■ What is expected: Give back the full listing verbatim, apart from its images.

■ Data section:
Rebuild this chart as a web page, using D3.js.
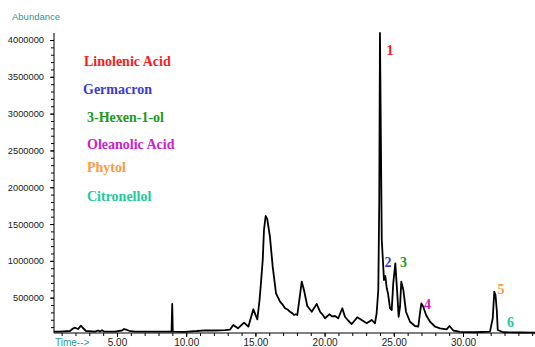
<!DOCTYPE html>
<html>
<head>
<meta charset="utf-8">
<script src="https://cdn.jsdelivr.net/npm/d3@7"></script>
<style>
  body { margin: 0; background: #fff; }
  svg { display: block; }
  .axis text { font-family: "Liberation Sans", Arial, sans-serif; fill: #222; }
  .axis path, .axis line { stroke: #000; }
  .serif { font-family: "Liberation Serif", "Times New Roman", serif; font-weight: bold; }
</style>
</head>
<body>
<div id="chart"></div>
<script>
/**
 * DATA
 * */
// retention time (min) and abundance
const times = [
  0.45, 0.88, 1.60, 1.82, 1.97, 2.18, 2.40, 2.54, 2.76, 3.41, 3.63, 3.77, 3.92, 4.06,
  4.86, 5.36, 5.51, 5.65, 5.87, 6.30, 7.38, 8.94, 8.99, 9.03, 9.91, 10.78, 11.36, 12.08,
  12.80, 13.17, 13.40, 13.74, 14.18, 14.49, 14.85, 15.14, 15.30, 15.38, 15.53, 15.62,
  15.74, 15.86, 16.05, 16.25, 16.49, 16.64, 16.78, 16.95, 17.14, 17.32, 17.50, 17.66,
  17.79, 17.92, 18.03, 18.35, 18.51, 18.75, 19.07, 19.43, 19.67, 19.85, 20.03, 20.34,
  20.55, 20.75, 20.99, 21.28, 21.47, 21.70, 21.96, 22.36, 22.68, 23.04, 23.40, 23.64,
  23.76, 23.88, 23.95, 24.00, 24.13, 24.22, 24.29, 24.39, 24.49, 24.58, 24.73, 24.85,
  24.96, 25.11, 25.25, 25.35, 25.45, 25.54, 25.69, 25.88, 26.17, 26.53, 26.77, 26.89,
  26.99, 27.13, 27.33, 27.62, 27.98, 28.34, 28.82, 29.02, 29.30, 29.78, 30.87, 31.95,
  32.15, 32.26, 32.35, 32.44, 32.51, 32.91, 34.12, 35.20
];
const abundance = [
  38000, 40000, 47000, 81000, 92000, 74000, 119000, 88000, 47000, 40000, 54000, 40000, 57000, 40000,
  39000, 54000, 74000, 67000, 50000, 40000, 38000, 38000, 414000, 40000, 36000, 47000, 57000, 54000,
  58000, 67000, 129000, 84000, 160000, 106000, 342000, 206000, 468000, 649000, 1012000, 1419000,
  1609000, 1564000, 1328000, 921000, 559000, 500000, 445000, 410000, 356000, 340000, 309000, 290000,
  265000, 275000, 265000, 717000, 604000, 387000, 309000, 414000, 309000, 270000, 220000, 274000,
  245000, 251000, 220000, 356000, 241000, 190000, 142000, 233000, 197000, 152000, 197000, 152000,
  288000, 604000, 1827000, 4095000, 1287000, 984000, 740000, 794000, 627000, 559000, 356000, 332000,
  695000, 967000, 559000, 241000, 377000, 717000, 604000, 309000, 173000, 115000, 106000, 288000,
  423000, 377000, 265000, 173000, 106000, 84000, 70000, 115000, 54000, 34000, 30000, 38000,
  220000, 581000, 536000, 332000, 61000, 30000, 27000, 24000
];

const compounds = ["Linolenic Acid", "Germacron", "3-Hexen-1-ol", "Oleanolic Acid", "Phytol", "Citronellol"];
const compoundColors = ["#ff1a1a", "#3a3ad8", "#1a9a1a", "#cc22cc", "#ff9a3a", "#22c99a"];

// peak numbers: label, time, abundance where the number sits
const peakNums = ["1", "2", "3", "4", "5", "6"];
const peakTimes = [24.73, 24.58, 25.70, 27.43, 32.75, 33.43];
const peakVals = [3860000, 984000, 984000, 414000, 618000, 169000];

const xTickLabels = [5, 10, 15, 20, 25, 30];
const yTickLabels = [500000, 1000000, 1500000, 2000000, 2500000, 3000000, 3500000, 4000000];

/**
 * CONSTANTS
 * */
const width = 535,
  height = 347,
  margin = { top: 40, bottom: 14, left: 54, right: 0 };

const data = times.map((t, i) => ({ t: t, v: abundance[i] }));

const svg = d3
  .select("#chart")
  .append("svg")
  .attr("width", width)
  .attr("height", height);

// SCALES
const xScale = d3.scaleLinear().domain([0, 25]).range([47.8, 47.8 + 346]);
const yScale = d3.scaleLinear().domain([20000, 4000000]).range([333, 40]);

const x0 = xScale.invert(margin.left);
const x1 = xScale.invert(width);

// AXES
// minor y ticks every 100000
svg
  .append("g")
  .attr("class", "axis")
  .attr("transform", `translate(${margin.left},0)`)
  .call(
    d3.axisLeft(yScale)
      .tickValues(d3.range(100000, 4000001, 100000))
      .tickSize(3)
      .tickFormat("")
  )
  .call(g => g.select(".domain").remove());

svg
  .append("g")
  .attr("class", "axis")
  .attr("transform", `translate(${margin.left},0)`)
  .call(
    d3.axisLeft(yScale)
      .tickValues(yTickLabels)
      .tickSize(4)
      .tickPadding(6)
      .tickFormat(d3.format("d"))
  )
  .call(g => g.select(".domain").attr("d", `M0,${yScale(20000)}V33`))
  .call(g => g.selectAll("text").attr("font-size", 9.3));

// x axis, minor ticks every minute
svg
  .append("g")
  .attr("class", "axis")
  .attr("transform", `translate(0,${yScale(20000)})`)
  .call(
    d3.axisBottom(xScale)
      .tickValues(d3.range(1, 36, 1))
      .tickSize(3)
      .tickFormat("")
  )
  .call(g => g.select(".domain").remove());

svg
  .append("g")
  .attr("class", "axis")
  .attr("transform", `translate(0,${yScale(20000)})`)
  .call(
    d3.axisBottom(xScale)
      .tickValues(xTickLabels)
      .tickSize(4)
      .tickPadding(2)
      .tickFormat(d3.format(".2f"))
  )
  .call(g => g.select(".domain").attr("d", `M${margin.left},0H${width}`))
  .call(g => g.selectAll("text").attr("font-size", 10));

// axis titles
svg
  .append("text")
  .attr("x", 12)
  .attr("y", 20)
  .attr("font-family", "Liberation Sans, Arial, sans-serif")
  .attr("font-size", 9.5)
  .attr("fill", "#2a9a9a")
  .text("Abundance");

svg
  .append("text")
  .attr("x", 55)
  .attr("y", 346)
  .attr("font-family", "Liberation Sans, Arial, sans-serif")
  .attr("font-size", 10)
  .attr("fill", "#2a9a9a")
  .text("Time-->");

// TRACE
const line = d3
  .line()
  .x(d => xScale(d.t))
  .y(d => Math.max(yScale(d.v), 33));

svg
  .append("path")
  .datum(data.filter(d => d.t >= x0 && d.t <= x1))
  .attr("fill", "none")
  .attr("stroke", "#000")
  .attr("stroke-width", 1.8)
  .attr("stroke-linejoin", "round")
  .attr("d", line);

// LEGEND
const legendY = [61, 89, 117, 144, 167, 196];
const legendX = [84, 83, 87, 87, 87, 87];
svg
  .selectAll(".legend")
  .data(compounds)
  .join("text")
  .attr("class", "legend serif")
  .attr("x", (d, i) => legendX[i])
  .attr("y", (d, i) => legendY[i])
  .attr("dy", "0.35em")
  .attr("font-size", 14)
  .attr("fill", (d, i) => compoundColors[i])
  .text(d => d);

// PEAK NUMBERS
svg
  .selectAll(".peak")
  .data(peakNums)
  .join("text")
  .attr("class", "peak serif")
  .attr("x", (d, i) => xScale(peakTimes[i]))
  .attr("y", (d, i) => yScale(peakVals[i]))
  .attr("dy", "0.35em")
  .attr("text-anchor", "middle")
  .attr("font-size", 14)
  .attr("fill", (d, i) => compoundColors[i])
  .text(d => d);
</script>
</body>
</html>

■ Output for this exercise:
Rebuild this chart as a web page, using D3.js.
<!DOCTYPE html>
<html>
<head>
<meta charset="utf-8">
<script src="https://cdn.jsdelivr.net/npm/d3@7"></script>
<style>
  body { margin: 0; background: #fff; }
  svg { display: block; }
  .axis text { font-family: "Liberation Sans", Arial, sans-serif; fill: #222; }
  .axis path, .axis line { stroke: #000; }
  .serif { font-family: "Liberation Serif", "Times New Roman", serif; font-weight: bold; }
</style>
</head>
<body>
<div id="chart"></div>
<script>
/**
 * DATA
 * */
// retention time (min) and abundance
const times = [
  0.45, 0.88, 1.60, 1.82, 1.97, 2.18, 2.40, 2.54, 2.76, 3.41, 3.63, 3.77, 3.92, 4.06,
  4.86, 5.36, 5.51, 5.65, 5.87, 6.30, 7.38, 8.94, 8.99, 9.03, 9.91, 10.78, 11.36, 12.08,
  12.80, 13.17, 13.40, 13.74, 14.18, 14.49, 14.85, 15.14, 15.30, 15.38, 15.53, 15.62,
  15.74, 15.86, 16.05, 16.25, 16.49, 16.64, 16.78, 16.95, 17.14, 17.32, 17.50, 17.66,
  17.79, 17.92, 18.03, 18.35, 18.51, 18.75, 19.07, 19.43, 19.67, 19.85, 20.03, 20.34,
  20.55, 20.75, 20.99, 21.28, 21.47, 21.70, 21.96, 22.36, 22.68, 23.04, 23.40, 23.64,
  23.76, 23.88, 23.95, 24.00, 24.13, 24.22, 24.29, 24.39, 24.49, 24.58, 24.73, 24.85,
  24.96, 25.11, 25.25, 25.35, 25.45, 25.54, 25.69, 25.88, 26.17, 26.53, 26.77, 26.89,
  26.99, 27.13, 27.33, 27.62, 27.98, 28.34, 28.82, 29.02, 29.30, 29.78, 30.87, 31.95,
  32.15, 32.26, 32.35, 32.44, 32.51, 32.91, 34.12, 35.20
];
const abundance = [
  38000, 40000, 47000, 81000, 92000, 74000, 119000, 88000, 47000, 40000, 54000, 40000, 57000, 40000,
  39000, 54000, 74000, 67000, 50000, 40000, 38000, 38000, 414000, 40000, 36000, 47000, 57000, 54000,
  58000, 67000, 129000, 84000, 160000, 106000, 342000, 206000, 468000, 649000, 1012000, 1419000,
  1609000, 1564000, 1328000, 921000, 559000, 500000, 445000, 410000, 356000, 340000, 309000, 290000,
  265000, 275000, 265000, 717000, 604000, 387000, 309000, 414000, 309000, 270000, 220000, 274000,
  245000, 251000, 220000, 356000, 241000, 190000, 142000, 233000, 197000, 152000, 197000, 152000,
  288000, 604000, 1827000, 4095000, 1287000, 984000, 740000, 794000, 627000, 559000, 356000, 332000,
  695000, 967000, 559000, 241000, 377000, 717000, 604000, 309000, 173000, 115000, 106000, 288000,
  423000, 377000, 265000, 173000, 106000, 84000, 70000, 115000, 54000, 34000, 30000, 38000,
  220000, 581000, 536000, 332000, 61000, 30000, 27000, 24000
];

const compounds = ["Linolenic Acid", "Germacron", "3-Hexen-1-ol", "Oleanolic Acid", "Phytol", "Citronellol"];
const compoundColors = ["#ff1a1a", "#3a3ad8", "#1a9a1a", "#cc22cc", "#ff9a3a", "#22c99a"];

// peak numbers: label, time, abundance where the number sits
const peakNums = ["1", "2", "3", "4", "5", "6"];
const peakTimes = [24.73, 24.58, 25.70, 27.43, 32.75, 33.43];
const peakVals = [3860000, 984000, 984000, 414000, 618000, 169000];

const xTickLabels = [5, 10, 15, 20, 25, 30];
const yTickLabels = [500000, 1000000, 1500000, 2000000, 2500000, 3000000, 3500000, 4000000];

/**
 * CONSTANTS
 * */
const width = 535,
  height = 347,
  margin = { top: 40, bottom: 14, left: 54, right: 0 };

const data = times.map((t, i) => ({ t: t, v: abundance[i] }));

const svg = d3
  .select("#chart")
  .append("svg")
  .attr("width", width)
  .attr("height", height);

// SCALES
const xScale = d3.scaleLinear().domain([0, 25]).range([47.8, 47.8 + 346]);
const yScale = d3.scaleLinear().domain([20000, 4000000]).range([333, 40]);

const x0 = xScale.invert(margin.left);
const x1 = xScale.invert(width);

// AXES
// minor y ticks every 100000
svg
  .append("g")
  .attr("class", "axis")
  .attr("transform", `translate(${margin.left},0)`)
  .call(
    d3.axisLeft(yScale)
      .tickValues(d3.range(100000, 4000001, 100000))
      .tickSize(3)
      .tickFormat("")
  )
  .call(g => g.select(".domain").remove());

svg
  .append("g")
  .attr("class", "axis")
  .attr("transform", `translate(${margin.left},0)`)
  .call(
    d3.axisLeft(yScale)
      .tickValues(yTickLabels)
      .tickSize(4)
      .tickPadding(6)
      .tickFormat(d3.format("d"))
  )
  .call(g => g.select(".domain").attr("d", `M0,${yScale(20000)}V33`))
  .call(g => g.selectAll("text").attr("font-size", 9.3));

// x axis, minor ticks every minute
svg
  .append("g")
  .attr("class", "axis")
  .attr("transform", `translate(0,${yScale(20000)})`)
  .call(
    d3.axisBottom(xScale)
      .tickValues(d3.range(1, 36, 1))
      .tickSize(3)
      .tickFormat("")
  )
  .call(g => g.select(".domain").remove());

svg
  .append("g")
  .attr("class", "axis")
  .attr("transform", `translate(0,${yScale(20000)})`)
  .call(
    d3.axisBottom(xScale)
      .tickValues(xTickLabels)
      .tickSize(4)
      .tickPadding(2)
      .tickFormat(d3.format(".2f"))
  )
  .call(g => g.select(".domain").attr("d", `M${margin.left},0H${width}`))
  .call(g => g.selectAll("text").attr("font-size", 10));

// axis titles
svg
  .append("text")
  .attr("x", 12)
  .attr("y", 20)
  .attr("font-family", "Liberation Sans, Arial, sans-serif")
  .attr("font-size", 9.5)
  .attr("fill", "#2a9a9a")
  .text("Abundance");

svg
  .append("text")
  .attr("x", 55)
  .attr("y", 346)
  .attr("font-family", "Liberation Sans, Arial, sans-serif")
  .attr("font-size", 10)
  .attr("fill", "#2a9a9a")
  .text("Time-->");

// TRACE
const line = d3
  .line()
  .x(d => xScale(d.t))
  .y(d => Math.max(yScale(d.v), 33));

svg
  .append("path")
  .datum(data.filter(d => d.t >= x0 && d.t <= x1))
  .attr("fill", "none")
  .attr("stroke", "#000")
  .attr("stroke-width", 1.8)
  .attr("stroke-linejoin", "round")
  .attr("d", line);

// LEGEND
const legendY = [61, 89, 117, 144, 167, 196];
const legendX = [84, 83, 87, 87, 87, 87];
svg
  .selectAll(".legend")
  .data(compounds)
  .join("text")
  .attr("class", "legend serif")
  .attr("x", (d, i) => legendX[i])
  .attr("y", (d, i) => legendY[i])
  .attr("dy", "0.35em")
  .attr("font-size", 14)
  .attr("fill", (d, i) => compoundColors[i])
  .text(d => d);

// PEAK NUMBERS
svg
  .selectAll(".peak")
  .data(peakNums)
  .join("text")
  .attr("class", "peak serif")
  .attr("x", (d, i) => xScale(peakTimes[i]))
  .attr("y", (d, i) => yScale(peakVals[i]))
  .attr("dy", "0.35em")
  .attr("text-anchor", "middle")
  .attr("font-size", 14)
  .attr("fill", (d, i) => compoundColors[i])
  .text(d => d);
</script>
</body>
</html>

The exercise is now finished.